I felt like these were the youth I've been working with and that I'm impacting through my ministry. So part of me was a little disappointed and for most of the weekend, I felt like I was supposed to be doing something with our kids and trying to build deeper relationships with them--after all, isn't that what you do on retreats?

But throughout the weekend, God showed me that the teens in our youth group are not my kids, they're His children. The conference speaker, the amazing Jeremy Kingsley, shared an image that stuck with me. He mentioned how the Bible says God can hold the oceans in the crevice of his palm (like that part of your hand that forms when you cup it). Then he had us imagine what it would be like if some guys were playing frisbee at the beach and all of a sudden a giant hand reached down and just scooped up the ocean. We'd say, "Wow--that's a big hand."

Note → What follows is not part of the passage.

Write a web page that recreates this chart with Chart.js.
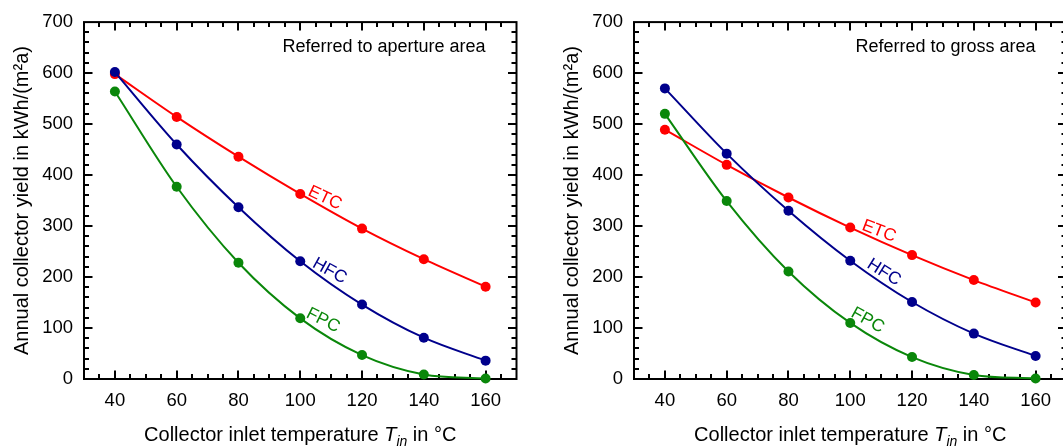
<!DOCTYPE html>
<html>
<head>
<meta charset="utf-8">
<script src="https://cdn.jsdelivr.net/npm/chart.js@4"></script>
<style>
  html, body { margin: 0; padding: 0; background: #fff; overflow: hidden; width: 1063px; height: 446px; }
  canvas { position: absolute; top: 0; }
  #c1 { left: 0px; }
  #c2 { left: 550px; }
</style>
</head>
<body>
<canvas id="c1" width="545" height="446"></canvas>
<canvas id="c2" width="560" height="446"></canvas>
<script>
// ---------- data ----------
const temperatures = [40, 60, 80, 100, 120, 140, 160];
const xTickLabels = [40, 60, 80, 100, 120, 140, 160];
const yTickLabels = [0, 100, 200, 300, 400, 500, 600, 700];

// Referred to aperture area
const apertureETC = [598, 514, 436, 363, 295, 235, 181];
const apertureHFC = [602, 460, 337, 231, 146, 81, 36];
const apertureFPC = [564, 377, 228, 119, 47, 9, 1];

// Referred to gross area
const grossETC = [489, 420, 356, 297, 243, 194, 150];
const grossHFC = [570, 442, 330, 232, 151, 89, 45];
const grossFPC = [520, 349, 211, 110, 43, 8, 1];

const seriesNames = ['ETC', 'HFC', 'FPC'];
const panelTitles = ['Referred to aperture area', 'Referred to gross area'];

// ---------- styles ----------
const COLORS = { ETC: '#ff0000', HFC: '#00008c', FPC: '#0a870a' };
const FONT = '"Liberation Sans", Arial, Helvetica, sans-serif';

function pairs(vals) { return temperatures.map((t, i) => ({ x: t, y: vals[i] })); }

const framePlugin = {
  id: 'frame',
  beforeDatasetsDraw(chart) {
    const { ctx, chartArea: { left, right, top, bottom }, scales: { x, y } } = chart;
    ctx.save();
    ctx.strokeStyle = '#000';
    ctx.lineWidth = 2;
    ctx.lineCap = 'butt';
    ctx.strokeRect(left, top, right - left, bottom - top);
    ctx.beginPath();
    for (let v = x.min + 5; v < x.max; v += 5) {
      const px = Math.round(x.getPixelForValue(v));
      const len = (v % 20 === 0) ? 8.5 : 5;
      ctx.moveTo(px, bottom); ctx.lineTo(px, bottom - len);
      ctx.moveTo(px, top); ctx.lineTo(px, top + len);
    }
    for (let v = y.min + 20; v < y.max; v += 20) {
      const py = Math.round(y.getPixelForValue(v));
      const len = (v % 100 === 0) ? 8.5 : 5;
      ctx.moveTo(left, py); ctx.lineTo(left + len, py);
      ctx.moveTo(right, py); ctx.lineTo(right - len, py);
    }
    ctx.stroke();
    ctx.restore();
  },
  afterDraw(chart, args, opts) {
    const { ctx, chartArea: { left, right, top }, scales: { x, y } } = chart;
    ctx.save();
    // panel note
    ctx.fillStyle = '#000';
    ctx.font = '18px ' + FONT;
    ctx.textAlign = 'right';
    ctx.textBaseline = 'middle';
    ctx.fillText(opts.note, right - 31, 47);
    // curve labels
    ctx.font = '17.5px ' + FONT;
    ctx.textAlign = 'center';
    opts.labels.forEach(l => {
      ctx.save();
      ctx.translate(x.getPixelForValue(l.x), y.getPixelForValue(l.y));
      ctx.rotate(l.angle * Math.PI / 180);
      ctx.fillStyle = COLORS[l.text];
      ctx.fillText(l.text, 0, 0);
      ctx.restore();
    });
    // x title with italic T and subscript
    const parts = [
      { t: 'Collector inlet temperature ', f: '20px ' + FONT, dy: 0 },
      { t: 'T', f: 'italic 20px ' + FONT, dy: 0 },
      { t: 'in', f: 'italic 14px ' + FONT, dy: 5 },
      { t: ' in \u00B0C', f: '20px ' + FONT, dy: 0 }
    ];
    let total = 0;
    parts.forEach(p => { ctx.font = p.f; p.w = ctx.measureText(p.t).width; total += p.w; });
    let cx = (left + right) / 2 - total / 2;
    ctx.textAlign = 'left';
    ctx.textBaseline = 'alphabetic';
    ctx.fillStyle = '#000';
    parts.forEach(p => { ctx.font = p.f; ctx.fillText(p.t, cx, 441 + p.dy); cx += p.w; });
    ctx.restore();
  }
};

function makeChart(id, etc, hfc, fpc, padRight, note, labels) {
  const mk = (name, vals) => ({
    label: name,
    data: pairs(vals),
    borderColor: COLORS[name],
    backgroundColor: COLORS[name],
    pointBackgroundColor: COLORS[name],
    pointBorderColor: COLORS[name],
    borderWidth: 2,
    pointRadius: 5,
    pointBorderWidth: 0,
    cubicInterpolationMode: 'monotone',
    clip: false
  });
  return new Chart(document.getElementById(id), {
    type: 'line',
    data: { datasets: [mk('FPC', fpc), mk('HFC', hfc), mk('ETC', etc)] },
    options: {
      responsive: false,
      animation: false,
      devicePixelRatio: 1,
      layout: { padding: { left: 0, top: 19, right: padRight, bottom: 0 } },
      plugins: {
        legend: { display: false },
        tooltip: { enabled: false },
        frame: { note: note, labels: labels }
      },
      scales: {
        x: {
          type: 'linear', min: 30, max: 170,
          grid: { display: false, drawTicks: false },
          border: { display: false },
          afterBuildTicks: s => { s.ticks = xTickLabels.map(v => ({ value: v })); },
          afterFit: s => { s.height = 67; },
          ticks: { color: '#000', padding: 11, font: { family: FONT, size: 18.5 }, maxRotation: 0, autoSkip: false }
        },
        y: {
          type: 'linear', min: 0, max: 700,
          grid: { display: false, drawTicks: false },
          border: { display: false },
          afterBuildTicks: s => { s.ticks = yTickLabels.map(v => ({ value: v })); },
          afterFit: s => { s.width = 84; },
          ticks: { color: '#000', padding: 11, font: { family: FONT, size: 18.5 } },
          title: { display: true, text: 'Annual collector yield in kWh/(m\u00B2a)', color: '#000', font: { family: FONT, size: 20 }, padding: { top: 10, bottom: 0 } }
        }
      }
    },
    plugins: [framePlugin]
  });
}

makeChart('c1', apertureETC, apertureHFC, apertureFPC, 28.5, panelTitles[0], [
  { text: 'ETC', x: 108, y: 355, angle: 25 },
  { text: 'HFC', x: 109.5, y: 212, angle: 29 },
  { text: 'FPC', x: 107.4, y: 115, angle: 27 }
]);
makeChart('c2', grossETC, grossHFC, grossFPC, 43.5, panelTitles[1], [
  { text: 'ETC', x: 109.3, y: 290, angle: 21 },
  { text: 'HFC', x: 110.9, y: 209, angle: 32 },
  { text: 'FPC', x: 105.6, y: 115, angle: 29 }
]);
</script>
</body>
</html>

And isn't that true? I was struck by the idea of God's hands. His hands are so much bigger than my own and wouldn't I rather have our youth group be in the safety of God's hands rather than my own feeble ones? Really it's my own pride that kept me thinking that I'm the one who makes a difference in the lives of these teenagers--only God can change and transform hearts.

So while I felt as though our youth group had been taken away from us at Youth Conference, as I heard the stories and excitement of how God was working in the lives of our girls (during the short time Tiffany and I got to spend with them in the dorm on Saturday night) and saw how the majority of our 21 students went forward on Saturday night saying they wanted to lay down their pride and humble themselves before the Lord, I knew that it's God who does work--not me.

God used Taylor small group leaders, Jeremy Kingsley, and, of course, the work we've been doing with the youth group over the past few years, but all those things were to further His purpose in the teens' lives. So I'm learning to let go--I don't need to be in control of everything that goes on in this youth group because I know Someone greater holds it all in His nail-pierced hands.

What's something you need to let go of and entrust to God?